Friday, September 24, 2010

Extreme Events

Roger Pielke Jr has a great posting which comments on the testimony of Michael Oppenheimer from Princeton University and coordinating lead author of the IPCC special report titled Managing the Risks of Extreme Events and Disasters to Advance Climate Change Adaptation, to the Select Committee on Energy Independence and Global Warming of the US House of Representatives. He takes issue with Oppenheimer's assertion that "assignment of cause for the damaging outcomes of such extremes" is a relatively new field.

Pielke says:
In suggesting that this is a "new" field he notably avoids discussing a large body of literature such as on tropical cyclones (in the US, Australia, China, India, Latin America, etc.), floods, European storms, Australian bushfires, etc. where peer reviewed work has explained damage trends solely in terms of increasing societal vulnerability.
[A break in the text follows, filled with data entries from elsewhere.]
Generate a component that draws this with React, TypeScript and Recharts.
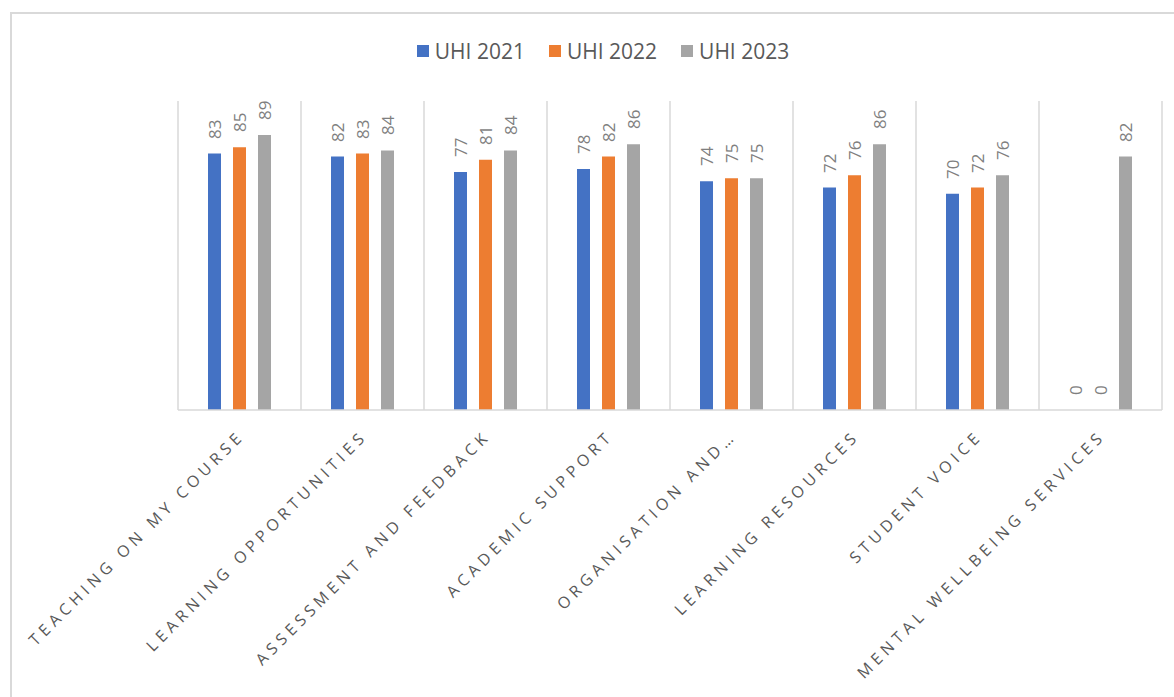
import React from 'react';
import { BarChart, Bar, XAxis, YAxis, CartesianGrid, Legend } from 'recharts';

const categories = [
  'TEACHING ON MY COURSE',
  'LEARNING OPPORTUNITIES',
  'ASSESSMENT AND FEEDBACK',
  'ACADEMIC SUPPORT',
  'ORGANISATION AND…',
  'LEARNING RESOURCES',
  'STUDENT VOICE',
  'MENTAL WELLBEING SERVICES',
];
const uhi2021 = [83, 82, 77, 78, 74, 72, 70, 0];
const uhi2022 = [85, 83, 81, 82, 75, 76, 72, 0];
const uhi2023 = [89, 84, 84, 86, 75, 86, 76, 82];

const SERIES = [
  { key: 'uhi2021', name: 'UHI 2021', color: '#4472c4' },
  { key: 'uhi2022', name: 'UHI 2022', color: '#ed7d31' },
  { key: 'uhi2023', name: 'UHI 2023', color: '#a5a5a5' },
];

const data = categories.map((name, i) => ({
  name,
  uhi2021: uhi2021[i],
  uhi2022: uhi2022[i],
  uhi2023: uhi2023[i],
}));

const FONT = '"Open Sans", sans-serif';
const GRID = '#d9d9d9';

function AxisTick({ x, y, payload }: any) {
  return (
    <text
      transform={`translate(${x + 6},${y + 19}) rotate(-45)`}
      textAnchor="end"
      fontSize={16}
      letterSpacing={4.6}
      fill="#595959"
      fontFamily={FONT}
    >
      {payload.value}
    </text>
  );
}

function ValueLabel(props: any) {
  const vb = props.viewBox || {};
  const x = props.x ?? vb.x;
  const y = props.y ?? vb.y;
  const width = props.width ?? vb.width;
  if (x == null || y == null || Number.isNaN(x) || Number.isNaN(y)) return null;
  const cx = x + (width || 0) / 2;
  return (
    <text
      transform={`translate(${cx},${Math.round(y) - 15}) rotate(-90)`}
      textAnchor="start"
      dominantBaseline="central"
      fontSize={17}
      fill="#7f7f7f"
      fontFamily={FONT}
    >
      {String(props.value ?? 0)}
    </text>
  );
}

function LegendContent() {
  return (
    <div style={{ display: 'flex', justifyContent: 'center', height: 24, alignItems: 'center', fontFamily: FONT }}>
      {SERIES.map((s) => (
        <div key={s.key} style={{ display: 'flex', alignItems: 'center', margin: '0 12px' }}>
          <span style={{ width: 12, height: 12, background: s.color, display: 'inline-block', marginRight: 6 }} />
          <span style={{ fontSize: 21, color: '#595959' }}>{s.name}</span>
        </div>
      ))}
    </div>
  );
}

export default function App() {
  return (
    <div style={{ position: 'absolute', left: 0, top: 0, width: 1174, height: 697, background: '#fff', overflow: 'hidden' }}>
      <div
        style={{
          position: 'absolute',
          left: 10,
          top: 12,
          width: 1200,
          height: 720,
          borderLeft: `2px solid ${GRID}`,
          borderTop: `2px solid ${GRID}`,
        }}
      />
      <BarChart
        width={1174}
        height={697}
        data={data}
        margin={{ top: 77, right: 12, left: 178, bottom: 0 }}
        barSize={13}
        barGap={12}
      >
        <CartesianGrid
          horizontal={false}
          stroke={GRID}
          strokeWidth={1.5}
          verticalCoordinatesGenerator={({ offset }: any) =>
            categories
              .map((_, i) => offset.left + (i * offset.width) / categories.length)
              .concat(offset.left + offset.width)
          }
        />
        <XAxis
          dataKey="name"
          height={287}
          interval={0}
          tickLine={false}
          axisLine={{ stroke: GRID, strokeWidth: 1.5 }}
          tick={<AxisTick />}
        />
        <YAxis hide domain={[0, 100]} />
        <Legend
          verticalAlign="top"
          content={<LegendContent />}
          wrapperStyle={{ top: 39, left: 16, width: 1174 }}
        />
        {SERIES.map((s) => (
          <Bar
            key={s.key}
            dataKey={s.key}
            name={s.name}
            fill={s.color}
            isAnimationActive={false}
            minPointSize={(v: number) => (v === 0 ? 0.01 : 0)}
            label={<ValueLabel />}
          />
        ))}
      </BarChart>
    </div>
  );
}
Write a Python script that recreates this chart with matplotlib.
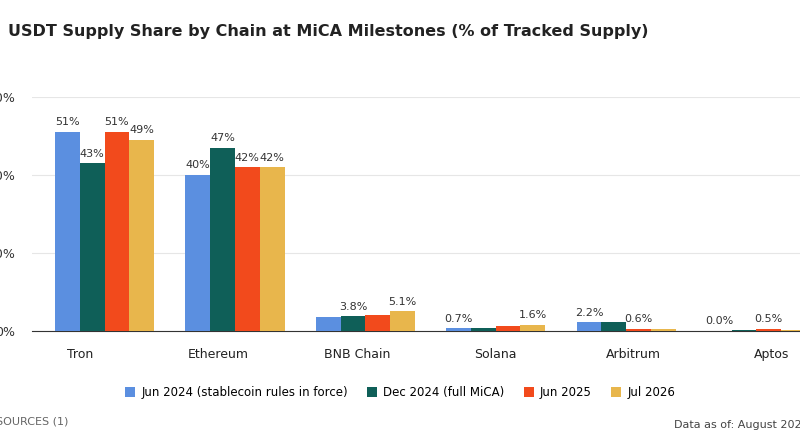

Why is it so hard for IPCC authors to acknowledge any of this literature?

I like that. Good question.

I'm going to dig out my text books to find out when this field of extreme events became "mature", but in the 1970's we learned all about environmental "extreme" events like flooding in my undergraduate and graduate courses in Hydrology. We learned that the probability distribution of many extreme events could be reliably be modelled using the Gumbell Distribution. For homework, we gathered data on "extreme" floods, wave heights, etc. and plotted those events on Gumbell Distribution probability paper (we didn't have Excel in those days). The data usually lined up in a straight line which enabled us to extrapolate to longer periods of time than for which we had data. For example, we could take fifty years of real data on maximum river levels and use that data to extrapolate to the 100, 500, or even 1000 year flood. That would then provide a basis up which to design flood control structures. I learned at my first corporate job that Gumbell distribution also worked well with maximum ocean wave heights.

All that before the IPCC existed to tell us what we don't know.